## What is expected
Please report every line from the material that contains the word "this".

[Items from a dataset]
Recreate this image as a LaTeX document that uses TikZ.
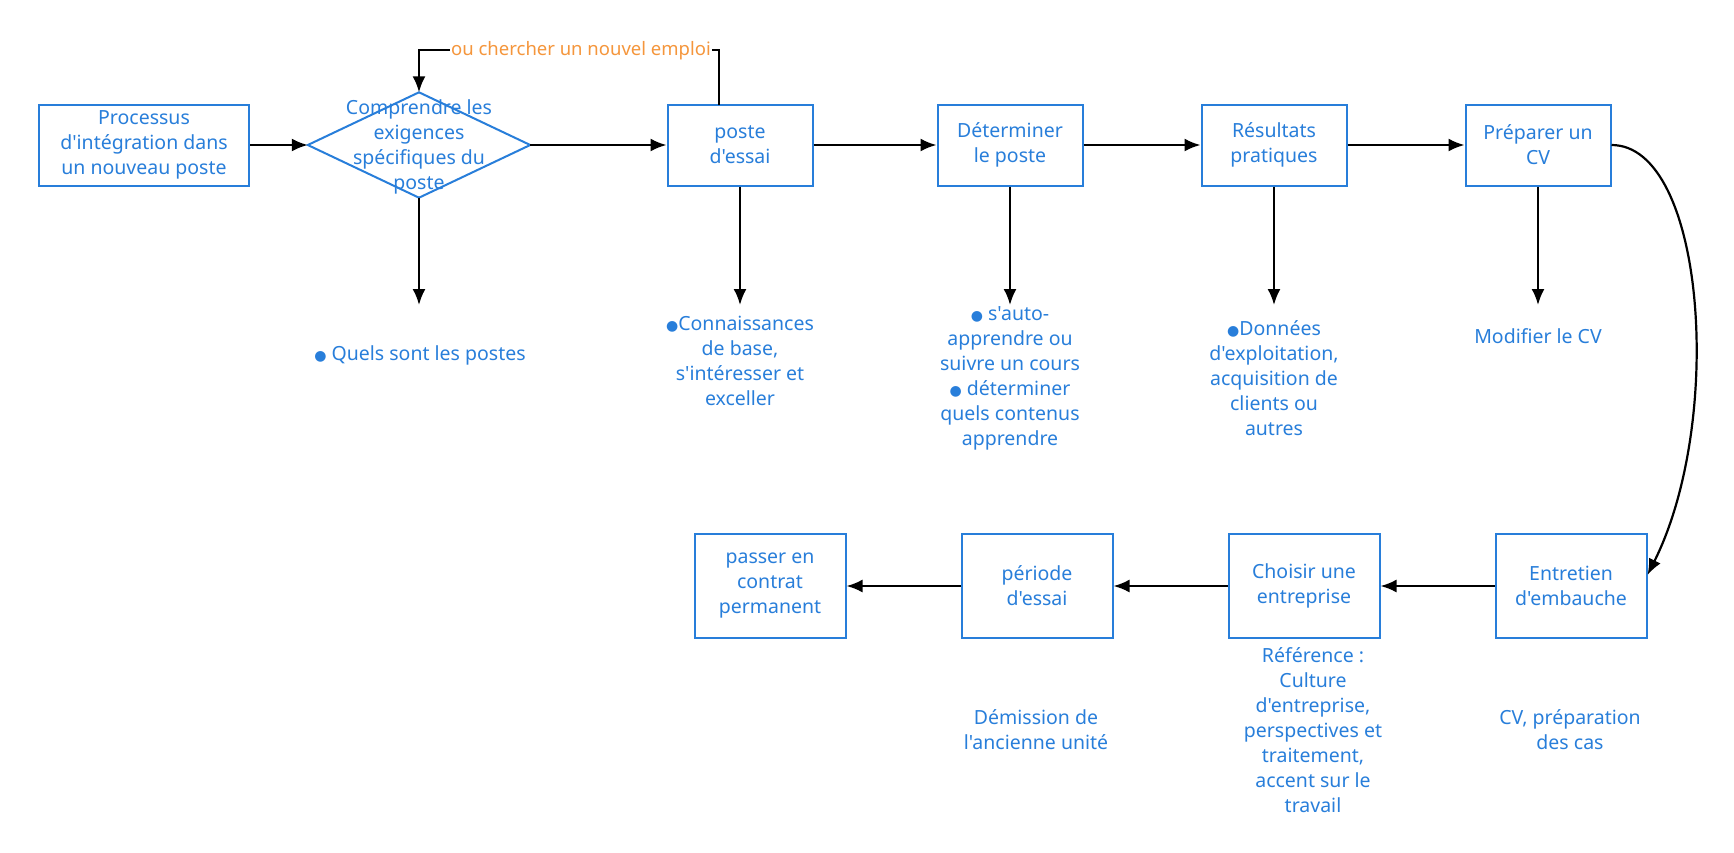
\documentclass[tikz,border=0pt]{standalone}
\usepackage{fontspec}
\setmainfont{Noto Sans}[Ligatures=TeXOff]
\newfontfamily\dejavu{DejaVu Sans}
\newcommand\bul{{\dejavu\fontsize{14}{14}\selectfont ●}}
\usetikzlibrary{arrows.meta,calc}
\definecolor{bblue}{RGB}{40,126,218}
\definecolor{lorange}{RGB}{245,150,60}
\begin{document}
\begin{tikzpicture}[x=1pt,y=-1pt,
  every node/.style={font=\fontsize{19.5}{25}\selectfont, text=bblue, align=center, inner sep=0pt},
  stepbox/.style={draw=bblue, line width=2pt, fill=white, minimum width=145pt, minimum height=81pt},
  lowbox/.style={draw=bblue, line width=2pt, fill=white, minimum width=151pt, minimum height=104pt},
  lbl/.style={},
  arr/.style={draw=black, line width=2.2pt, -{Latex[length=16pt,width=13pt]}}
]
\useasboundingbox (0,0) rectangle (1734,852);
% top row
\node[stepbox, minimum width=210pt] (start) at (144,145) {Processus\\d'intégration dans\\un nouveau poste};
\node[minimum width=222pt, minimum height=105pt] (dia) at (419,145) {};
\draw[bblue, line width=2pt, fill=white] (dia.west) -- (dia.north) -- (dia.east) -- (dia.south) -- cycle;
\node at (419,147) {Comprendre les\\exigences\\spécifiques du\\poste};
\node[stepbox] (essai) at (740,145) {poste\\d'essai};
\node[stepbox] (det) at (1010,145) {Déterminer\\le poste};
\node[stepbox] (res) at (1274,145) {Résultats\\pratiques};
\node[stepbox] (prep) at (1538,145) {Préparer un\\CV};
% bottom row
\node[lowbox] (perm) at (770,586) {passer en\\contrat\\permanent};
\node[lowbox] (per) at (1037,586) {période\\d'essai};
\node[lowbox] (choi) at (1304,586) {Choisir une\\entreprise};
\node[lowbox] (entre) at (1571,586) {Entretien\\d'embauche};
% labels
\node[lbl] (l1) at (420,355) {\bul{} Quels sont les postes};
\node[lbl] (l2) at (740,361) {\bul Connaissances\\de base,\\s'intéresser et\\exceller};
\node[lbl] (l3) at (1010,378) {\bul{} s'auto-\\apprendre ou\\suivre un cours\\\bul{} déterminer\\quels contenus\\apprendre};
\node[lbl] (l4) at (1274,378) {\bul Données\\d'exploitation,\\acquisition de\\clients ou\\autres};
\node[lbl] (l5) at (1538,336) {Modifier le CV};
\node[lbl] (l6) at (1036,730) {Démission de\\l'ancienne unité};
\node[lbl] (l7) at (1313,730) {Référence :\\Culture\\d'entreprise,\\perspectives et\\traitement,\\accent sur le\\travail};
\node[lbl] (l8) at (1570,730) {CV, préparation\\des cas};
% arrow ends
\coordinate (e1) at (419,305);
\coordinate (e2) at (740,305);
\coordinate (e3) at (1010,305);
\coordinate (e4) at (1274,305);
\coordinate (e5) at (1538,305);
\coordinate (loopstart) at (719,105);
\coordinate (looptop) at (719,50);
% horizontal connectors
\draw[arr] (start) -- (dia.west);
\draw[arr] (dia.east) -- (essai);
\draw[arr] (essai) -- (det);
\draw[arr] (det) -- (res);
\draw[arr] (res) -- (prep);
\draw[arr] (entre) -- (choi);
\draw[arr] (choi) -- (per);
\draw[arr] (per) -- (perm);
% down connectors
\draw[arr] (dia.south) -- (e1);
\draw[arr] (essai) -- (e2);
\draw[arr] (det) -- (e3);
\draw[arr] (res) -- (e4);
\draw[arr] (prep) -- (e5);
% loop
\draw[arr] (loopstart) -- (looptop) -| (dia.north);
\node[fill=white, text=lorange, inner xsep=1pt, inner ysep=2pt, font=\fontsize{18.5}{23}\selectfont, anchor=east] (loopl) at (712,51) {ou chercher un nouvel emploi};
% curve
\draw[arr] (prep.east) .. controls (1705,145) and (1725,420) .. ([yshift=11pt]entre.east);
\end{tikzpicture}
\end{document}
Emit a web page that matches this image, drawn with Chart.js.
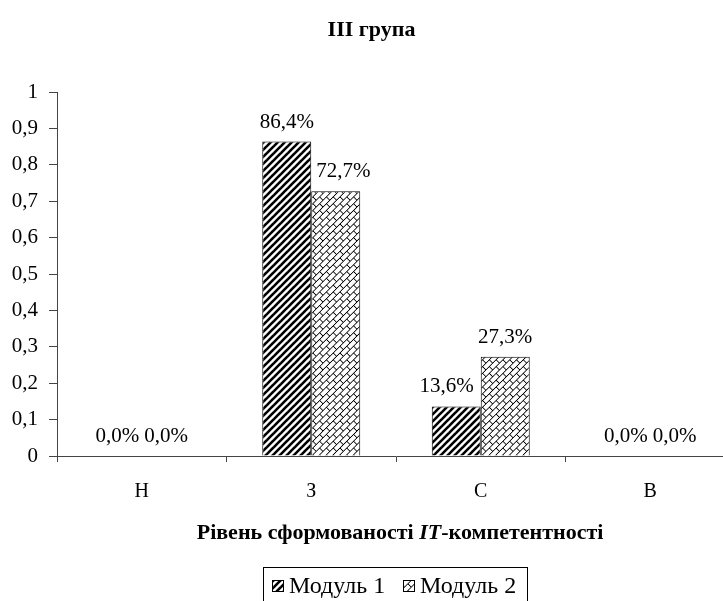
<!DOCTYPE html>
<html>
<head>
<meta charset="utf-8">
<script src="https://cdn.jsdelivr.net/npm/chart.js@4/dist/chart.umd.min.js"></script>
<style>
html,body{margin:0;padding:0;background:#fff;overflow:hidden;}
#wrap{width:723px;height:601px;overflow:hidden;position:relative;}
#c{position:absolute;left:0;top:0;}
</style>
</head>
<body>
<div id="wrap"><canvas id="c" width="745" height="601"></canvas></div>
<script>
const categories = ['Н', 'З', 'С', 'В'];
const module1 = [0.0, 0.864, 0.136, 0.0];
const module2 = [0.0, 0.727, 0.273, 0.0];
const seriesNames = ['Модуль 1', 'Модуль 2'];
const yTicks = [0, 0.1, 0.2, 0.3, 0.4, 0.5, 0.6, 0.7, 0.8, 0.9, 1];
const chartTitle = 'III група';
const axisTitleParts = [['Рівень сформованості ', 'bold'], ['IT', 'italic bold'], ['-компетентності', 'bold']];

const FONT = '"Liberation Serif", "Times New Roman", serif';

function hatchPattern(ctx) {
  const t = document.createElement('canvas');
  t.width = 7; t.height = 7;
  const g = t.getContext('2d');
  g.fillStyle = '#fff'; g.fillRect(0,0,7,7);
  g.strokeStyle = '#000'; g.lineWidth = 2.6;
  for (let k = -1; k <= 1; k++) {
    g.beginPath();
    g.moveTo(-1 + k*7, 8); g.lineTo(8 + k*7, -1);
    g.stroke();
  }
  return ctx.createPattern(t, 'repeat');
}
function brickPattern(ctx) {
  const t = document.createElement('canvas');
  t.width = 12; t.height = 12;
  const g = t.getContext('2d');
  g.fillStyle = '#fff'; g.fillRect(0,0,12,12);
  g.strokeStyle = '#000'; g.lineWidth = 1.1;
  g.beginPath();
  g.moveTo(0,0.5); g.lineTo(12,0.5);
  g.moveTo(0,6.5); g.lineTo(12,6.5);
  g.moveTo(0.5,0); g.lineTo(0.5,6.5);
  g.moveTo(6.5,6.5); g.lineTo(6.5,12);
  g.stroke();
  const p = ctx.createPattern(t, 'repeat');
  const m = new DOMMatrix();
  p.setTransform(m.rotateSelf(-45).scaleSelf(0.8,0.8));
  return p;
}

const canvas = document.getElementById('c');
const ctx = canvas.getContext('2d');
const pat1 = hatchPattern(ctx);
const pat2 = brickPattern(ctx);

const fmtPct = v => (v*100).toFixed(1).replace('.', ',') + '%';

const decor = {
  id: 'decor',
  afterDatasetsDraw(chart) {
    const c = chart.ctx;
    c.save();
    c.fillStyle = '#000';
    c.font = '21px ' + FONT;
    c.textBaseline = 'alphabetic';
    const metas = chart.data.datasets.map((ds, di) => chart.getDatasetMeta(di));
    chart.data.datasets.forEach((ds, di) => {
      metas[di].data.forEach((bar, i) => {
        const other = metas[1 - di].data[i];
        const txt = fmtPct(ds.data[i]);
        const half = bar.width / 2;
        // if the neighbouring bar is taller, push the label to the outer side of its own bar
        if (other && other.y < bar.y - 5) {
          if (di === 1) { c.textAlign = 'left'; c.fillText(txt, bar.x - half + 5, bar.y - 14); }
          else { c.textAlign = 'right'; c.fillText(txt, bar.x + half - 7, bar.y - 14); }
        } else {
          c.textAlign = 'center';
          c.fillText(txt, bar.x, bar.y - 14);
        }
      });
    });
    c.restore();
  },
  afterDraw(chart) {
    const c = chart.ctx;
    const ca = chart.chartArea;
    c.save();
    c.fillStyle = '#000';
    c.textBaseline = 'alphabetic';
    // title
    c.font = 'bold 22px ' + FONT;
    c.textAlign = 'center';
    c.fillText(chartTitle, chart.width / 2 - 1, 36);
    // axis title with mixed fonts
    c.textAlign = 'left';
    let total = 0;
    axisTitleParts.forEach(([s, f]) => { c.font = f + ' 22px ' + FONT; total += c.measureText(s).width; });
    let x = (ca.left + ca.right) / 2 + 4 - total / 2;
    axisTitleParts.forEach(([s, f]) => { c.font = f + ' 22px ' + FONT; c.fillText(s, x, 539); x += c.measureText(s).width; });
    // legend box
    c.strokeStyle = '#000';
    c.lineWidth = 1;
    c.strokeRect(263.5, 567.5, 264, 50);
    const pats = [pat1, pat2];
    const sx = [272, 403];
    c.font = '24px ' + FONT;
    seriesNames.forEach((n, i) => {
      c.fillStyle = pats[i];
      c.fillRect(sx[i], 580, 11, 11);
      c.strokeStyle = '#000';
      c.strokeRect(sx[i] + 0.5, 580.5, 11, 11);
      c.fillStyle = '#000';
      c.fillText(n, sx[i] + 17, 593);
    });
    c.restore();
  }
};

new Chart(canvas, {
  type: 'bar',
  data: {
    labels: categories,
    datasets: [
      { label: seriesNames[0], data: module1, backgroundColor: pat1, borderColor: '#000', borderWidth: 1, borderSkipped: 'bottom' },
      { label: seriesNames[1], data: module2, backgroundColor: pat2, borderColor: '#000', borderWidth: 1, borderSkipped: 'bottom' }
    ]
  },
  options: {
    responsive: false,
    animation: false,
    events: [],
    layout: { padding: { top: 92, right: 10, left: 0, bottom: 0 } },
    datasets: { bar: { barPercentage: 1, categoryPercentage: 0.578 } },
    plugins: { legend: { display: false }, title: { display: false }, tooltip: { enabled: false } },
    scales: {
      x: {
        grid: { drawOnChartArea: false, tickLength: 6, color: '#444', offset: true },
        border: { color: '#444', width: 1 },
        ticks: { font: { family: FONT, size: 20 }, color: '#000', padding: 18 },
        afterFit(s) { s.height = 601 - 456; }
      },
      y: {
        min: 0, max: 1,
        afterBuildTicks(s) { s.ticks = yTicks.map(v => ({ value: v })); },
        grid: { drawOnChartArea: false, tickLength: 8, color: '#444' },
        border: { color: '#444', width: 1 },
        ticks: {
          font: { family: FONT, size: 21 }, color: '#000', padding: 11,
          callback: v => String(Math.round(v * 10) / 10).replace('.', ',')
        },
        afterFit(s) { s.width = 57; }
      }
    }
  },
  plugins: [decor]
});
</script>
</body>
</html>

## Solution
Recreate this image as a LaTeX document that uses TikZ.
Emit a web page that matches this image, drawn with Chart.js.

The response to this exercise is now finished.